Akan tetapi, jenazah-jenazah di dalam kuburan itu bukanlah jasad warga Muslim. Menurut pemerintah Myanmar, jenazah-jenazah itu adalah warga Hindu yang dibunuh kelompok milisi Arsa.
Sejumlah wartawan dibawa ke lokasi kejadian untuk melihat kuburan tersebut dan jasad-jasadnya. Meski demikian, sikap pemerintah Myanmar yang terus menolak kehadiran penyelidik independen bidang HAM ke negara bagian Rakhine menimbulkan keraguan mengenai duduk perkara di Desa Ah Nauk Kha Maung Seik dan tetangganya, Desa Ye Bauk Kyar.

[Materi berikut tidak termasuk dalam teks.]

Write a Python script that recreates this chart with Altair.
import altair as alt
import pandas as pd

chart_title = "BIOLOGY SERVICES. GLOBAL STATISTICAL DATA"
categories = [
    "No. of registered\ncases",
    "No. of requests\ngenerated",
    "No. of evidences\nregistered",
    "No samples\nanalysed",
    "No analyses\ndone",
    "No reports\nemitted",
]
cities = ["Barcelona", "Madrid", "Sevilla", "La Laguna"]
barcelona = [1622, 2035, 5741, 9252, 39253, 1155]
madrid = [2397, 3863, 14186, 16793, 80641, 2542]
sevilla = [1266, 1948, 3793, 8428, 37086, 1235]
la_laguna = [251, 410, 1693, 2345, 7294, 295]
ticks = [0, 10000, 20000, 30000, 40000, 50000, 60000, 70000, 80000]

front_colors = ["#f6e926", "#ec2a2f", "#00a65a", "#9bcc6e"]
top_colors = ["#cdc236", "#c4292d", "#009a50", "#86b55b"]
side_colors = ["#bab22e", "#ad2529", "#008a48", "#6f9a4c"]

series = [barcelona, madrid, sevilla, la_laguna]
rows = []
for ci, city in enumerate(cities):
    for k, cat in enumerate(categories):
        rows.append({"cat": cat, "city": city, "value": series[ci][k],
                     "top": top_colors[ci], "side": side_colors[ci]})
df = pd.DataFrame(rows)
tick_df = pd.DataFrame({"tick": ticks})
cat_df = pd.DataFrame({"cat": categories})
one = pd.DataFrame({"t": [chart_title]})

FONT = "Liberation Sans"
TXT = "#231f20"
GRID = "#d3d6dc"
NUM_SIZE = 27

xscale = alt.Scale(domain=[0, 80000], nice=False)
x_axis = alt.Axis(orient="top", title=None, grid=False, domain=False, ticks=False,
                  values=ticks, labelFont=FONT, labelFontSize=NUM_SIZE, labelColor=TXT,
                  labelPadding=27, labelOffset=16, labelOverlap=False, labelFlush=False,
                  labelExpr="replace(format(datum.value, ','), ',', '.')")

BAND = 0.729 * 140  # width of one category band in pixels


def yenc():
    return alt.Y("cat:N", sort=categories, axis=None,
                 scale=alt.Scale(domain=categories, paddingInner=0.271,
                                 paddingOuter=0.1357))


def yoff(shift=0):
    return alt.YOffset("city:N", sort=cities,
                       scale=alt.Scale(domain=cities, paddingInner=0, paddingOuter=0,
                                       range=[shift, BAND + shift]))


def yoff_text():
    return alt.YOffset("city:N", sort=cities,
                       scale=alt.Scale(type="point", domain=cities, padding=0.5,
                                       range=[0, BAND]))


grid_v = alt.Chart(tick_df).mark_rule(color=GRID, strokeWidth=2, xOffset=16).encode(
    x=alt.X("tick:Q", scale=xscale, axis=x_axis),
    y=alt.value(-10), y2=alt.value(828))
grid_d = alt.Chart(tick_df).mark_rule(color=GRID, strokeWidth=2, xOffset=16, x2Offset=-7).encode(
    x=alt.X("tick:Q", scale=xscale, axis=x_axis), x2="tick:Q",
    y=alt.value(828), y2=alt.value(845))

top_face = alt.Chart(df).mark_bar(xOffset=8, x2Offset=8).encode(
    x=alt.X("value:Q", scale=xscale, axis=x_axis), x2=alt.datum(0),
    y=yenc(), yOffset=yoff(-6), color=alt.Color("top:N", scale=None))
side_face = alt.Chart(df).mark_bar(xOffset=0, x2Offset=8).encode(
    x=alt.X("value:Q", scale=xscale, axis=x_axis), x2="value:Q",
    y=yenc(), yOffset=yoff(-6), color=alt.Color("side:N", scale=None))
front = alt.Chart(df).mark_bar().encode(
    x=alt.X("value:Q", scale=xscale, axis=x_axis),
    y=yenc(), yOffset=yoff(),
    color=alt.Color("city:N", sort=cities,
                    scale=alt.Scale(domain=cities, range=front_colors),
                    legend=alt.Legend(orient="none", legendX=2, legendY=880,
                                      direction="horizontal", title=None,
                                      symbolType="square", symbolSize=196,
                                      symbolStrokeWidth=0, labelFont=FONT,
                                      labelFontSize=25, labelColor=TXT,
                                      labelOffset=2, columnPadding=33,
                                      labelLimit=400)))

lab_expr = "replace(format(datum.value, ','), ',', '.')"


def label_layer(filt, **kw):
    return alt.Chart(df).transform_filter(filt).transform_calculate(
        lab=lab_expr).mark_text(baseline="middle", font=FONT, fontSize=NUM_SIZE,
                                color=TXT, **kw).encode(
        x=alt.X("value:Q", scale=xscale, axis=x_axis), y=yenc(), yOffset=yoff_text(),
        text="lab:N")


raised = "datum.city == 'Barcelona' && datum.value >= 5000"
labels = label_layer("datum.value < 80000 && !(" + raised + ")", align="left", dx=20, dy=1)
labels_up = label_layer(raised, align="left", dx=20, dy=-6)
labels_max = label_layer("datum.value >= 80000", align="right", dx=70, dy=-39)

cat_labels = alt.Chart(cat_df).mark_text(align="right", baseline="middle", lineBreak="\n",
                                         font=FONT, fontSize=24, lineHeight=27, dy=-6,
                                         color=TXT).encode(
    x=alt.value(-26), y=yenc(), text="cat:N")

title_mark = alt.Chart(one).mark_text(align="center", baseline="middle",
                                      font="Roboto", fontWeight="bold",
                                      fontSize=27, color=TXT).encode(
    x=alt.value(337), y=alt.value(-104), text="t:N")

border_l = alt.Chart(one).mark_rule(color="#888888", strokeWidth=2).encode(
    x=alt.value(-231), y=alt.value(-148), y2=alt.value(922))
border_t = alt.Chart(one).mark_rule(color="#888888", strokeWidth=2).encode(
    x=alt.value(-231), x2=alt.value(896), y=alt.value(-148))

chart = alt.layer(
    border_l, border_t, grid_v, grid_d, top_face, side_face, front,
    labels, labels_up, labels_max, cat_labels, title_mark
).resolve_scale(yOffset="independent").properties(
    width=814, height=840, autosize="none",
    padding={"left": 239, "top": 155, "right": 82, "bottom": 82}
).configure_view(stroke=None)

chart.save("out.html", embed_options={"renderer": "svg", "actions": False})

Fakta bahwa pemerintah Myanmar membantah aparatnya melakukan pelanggaran, walau ada begitu banyak kesaksian, menyebabkan klaim mengenai kuburan massal tambah disangsikan.

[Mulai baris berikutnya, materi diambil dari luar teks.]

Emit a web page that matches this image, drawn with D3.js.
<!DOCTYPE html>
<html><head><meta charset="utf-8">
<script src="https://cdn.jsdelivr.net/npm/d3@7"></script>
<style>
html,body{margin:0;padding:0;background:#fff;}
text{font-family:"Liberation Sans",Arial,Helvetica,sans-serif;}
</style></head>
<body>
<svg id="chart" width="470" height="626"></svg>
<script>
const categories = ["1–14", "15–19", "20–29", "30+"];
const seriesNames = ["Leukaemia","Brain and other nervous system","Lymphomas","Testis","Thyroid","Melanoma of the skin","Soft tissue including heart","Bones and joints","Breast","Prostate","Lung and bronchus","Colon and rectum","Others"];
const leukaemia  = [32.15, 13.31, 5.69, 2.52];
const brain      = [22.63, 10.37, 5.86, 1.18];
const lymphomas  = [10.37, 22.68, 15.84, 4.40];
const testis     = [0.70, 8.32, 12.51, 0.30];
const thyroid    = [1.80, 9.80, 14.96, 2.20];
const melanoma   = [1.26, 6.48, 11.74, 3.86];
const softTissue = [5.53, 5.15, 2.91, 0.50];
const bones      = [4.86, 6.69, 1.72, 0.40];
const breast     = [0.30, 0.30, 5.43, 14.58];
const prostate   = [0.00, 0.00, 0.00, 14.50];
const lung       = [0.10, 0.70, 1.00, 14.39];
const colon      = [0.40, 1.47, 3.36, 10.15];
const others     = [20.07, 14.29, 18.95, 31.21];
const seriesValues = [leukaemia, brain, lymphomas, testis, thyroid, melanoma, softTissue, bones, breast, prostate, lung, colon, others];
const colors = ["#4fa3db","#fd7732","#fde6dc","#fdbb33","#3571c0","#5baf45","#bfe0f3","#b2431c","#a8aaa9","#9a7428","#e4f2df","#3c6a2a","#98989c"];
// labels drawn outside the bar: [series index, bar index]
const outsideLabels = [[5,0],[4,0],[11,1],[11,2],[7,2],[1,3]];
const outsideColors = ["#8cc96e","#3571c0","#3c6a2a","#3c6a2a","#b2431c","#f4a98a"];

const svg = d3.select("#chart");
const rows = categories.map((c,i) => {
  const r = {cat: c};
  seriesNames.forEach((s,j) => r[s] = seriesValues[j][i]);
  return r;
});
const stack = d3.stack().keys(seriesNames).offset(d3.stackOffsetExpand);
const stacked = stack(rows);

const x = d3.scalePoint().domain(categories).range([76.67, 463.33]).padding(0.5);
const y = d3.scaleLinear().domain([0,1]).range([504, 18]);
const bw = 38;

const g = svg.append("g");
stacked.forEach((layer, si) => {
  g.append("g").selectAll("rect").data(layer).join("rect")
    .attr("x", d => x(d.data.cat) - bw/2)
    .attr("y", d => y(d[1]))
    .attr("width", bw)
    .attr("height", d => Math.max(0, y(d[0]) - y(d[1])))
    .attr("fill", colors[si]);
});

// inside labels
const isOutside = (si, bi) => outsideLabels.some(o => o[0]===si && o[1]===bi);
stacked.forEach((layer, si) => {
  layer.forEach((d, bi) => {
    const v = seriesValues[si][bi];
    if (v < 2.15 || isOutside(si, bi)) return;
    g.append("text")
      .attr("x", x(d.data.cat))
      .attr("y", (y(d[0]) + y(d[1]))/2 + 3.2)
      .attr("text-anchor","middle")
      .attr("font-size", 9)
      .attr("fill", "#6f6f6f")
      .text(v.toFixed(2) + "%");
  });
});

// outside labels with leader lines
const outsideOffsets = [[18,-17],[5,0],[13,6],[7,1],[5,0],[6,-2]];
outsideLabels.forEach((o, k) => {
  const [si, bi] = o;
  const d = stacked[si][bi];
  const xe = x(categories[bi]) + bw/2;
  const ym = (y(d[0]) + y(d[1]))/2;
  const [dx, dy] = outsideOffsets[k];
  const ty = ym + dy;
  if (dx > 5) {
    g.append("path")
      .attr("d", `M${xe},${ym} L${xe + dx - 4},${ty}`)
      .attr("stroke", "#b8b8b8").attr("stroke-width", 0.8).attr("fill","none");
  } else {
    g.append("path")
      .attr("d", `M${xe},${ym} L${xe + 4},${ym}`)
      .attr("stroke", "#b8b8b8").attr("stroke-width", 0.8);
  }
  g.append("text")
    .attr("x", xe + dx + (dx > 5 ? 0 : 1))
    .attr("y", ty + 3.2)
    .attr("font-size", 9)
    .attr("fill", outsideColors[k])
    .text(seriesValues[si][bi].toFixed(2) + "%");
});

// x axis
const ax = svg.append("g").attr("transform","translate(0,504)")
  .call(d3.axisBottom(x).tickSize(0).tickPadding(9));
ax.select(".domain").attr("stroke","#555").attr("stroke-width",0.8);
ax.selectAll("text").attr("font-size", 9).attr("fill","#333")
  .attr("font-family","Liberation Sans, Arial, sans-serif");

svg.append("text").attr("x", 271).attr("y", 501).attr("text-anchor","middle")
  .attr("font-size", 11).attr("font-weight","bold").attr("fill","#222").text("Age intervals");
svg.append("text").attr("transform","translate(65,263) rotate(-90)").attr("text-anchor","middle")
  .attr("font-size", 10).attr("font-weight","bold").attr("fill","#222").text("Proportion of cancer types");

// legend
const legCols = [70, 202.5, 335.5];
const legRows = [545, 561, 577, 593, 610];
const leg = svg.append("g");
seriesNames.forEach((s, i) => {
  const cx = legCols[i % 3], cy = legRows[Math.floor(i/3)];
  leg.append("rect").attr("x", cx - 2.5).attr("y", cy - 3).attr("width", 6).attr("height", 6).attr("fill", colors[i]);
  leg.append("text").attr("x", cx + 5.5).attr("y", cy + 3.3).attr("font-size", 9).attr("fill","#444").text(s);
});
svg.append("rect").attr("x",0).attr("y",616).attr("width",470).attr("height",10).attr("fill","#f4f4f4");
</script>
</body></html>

Saat itu, kelompok Arsa membantah terlibat dalam pembantaian tersebut. Selama empat bulan terakhir, kelompok itu tidak merilis pernyataan publik apapun.
Myanmar mengeluhkan pemberitaan sepihak mengenai konflik di Rakhine, namun banyak media asing, termasuk BBC, melaporkan pembunuhan warga Hindu pada September lalu.
Selain menuding kelompok Arsa melakukan pembantaian, Amnesty juga mengkritik "aksi kekerasan tak berdasar hukum dan sangat tidak proporsional yang dilakukan aparat keamanan Myanmar".
"Serangan mengerikan Arsa diikuti aksi pembersihan etnik militer Myanmar terhadap populasi Rohingya secara keseluruhan."
Menurut Tirana Hassan dari Amnesty International, investigasi ini "menyingkap pelanggaran hak asasi manusia oleh Arsa yang sebagian besar kurang dilaporkan selama sejarah kelam yang tak terkatakan di Negara Bagian Rakhine baru-baru ini ."
"Sulit mengabaikan kebrutalan aksi Arsa, yang menyisakan bekas pada para penyintas yang kami wawancarai. Pertanggungjawaban atas aksi keji ini sangat krusial sebagaimana kejahatan tehadap kemanusiaan yanh dilakukan aparat keamanan Myanmar di negara Bagian Rakhine di bagian utara," paparnya.
Arsa membantah tuduhan melakukan pembunuhan terhadap penduduk desa. Mereka menyebut tuduhan itu "kebohongan".
Kelompok Arsa melancarkan serangan subuh pada 25 Agustus 2017 terhadap sekitar 30 pos polisi dan militer Myanmar.
Aksi ini memicu operasi balasan militer, yang menyebabkan lebih dari setengah juta umat Islam Rohingya mengungsi ke negara tetangga, Bangladesh.
Komunitas Rohingya, dianggap Myanmar sebagai migran ilegal dari Bangladesh, meski mereka sudah berada di Myanmar selama beberapa generasi.
Di Bangladesh, pemerintah setempat menolak memberikan mereka hak kewarganegaraan.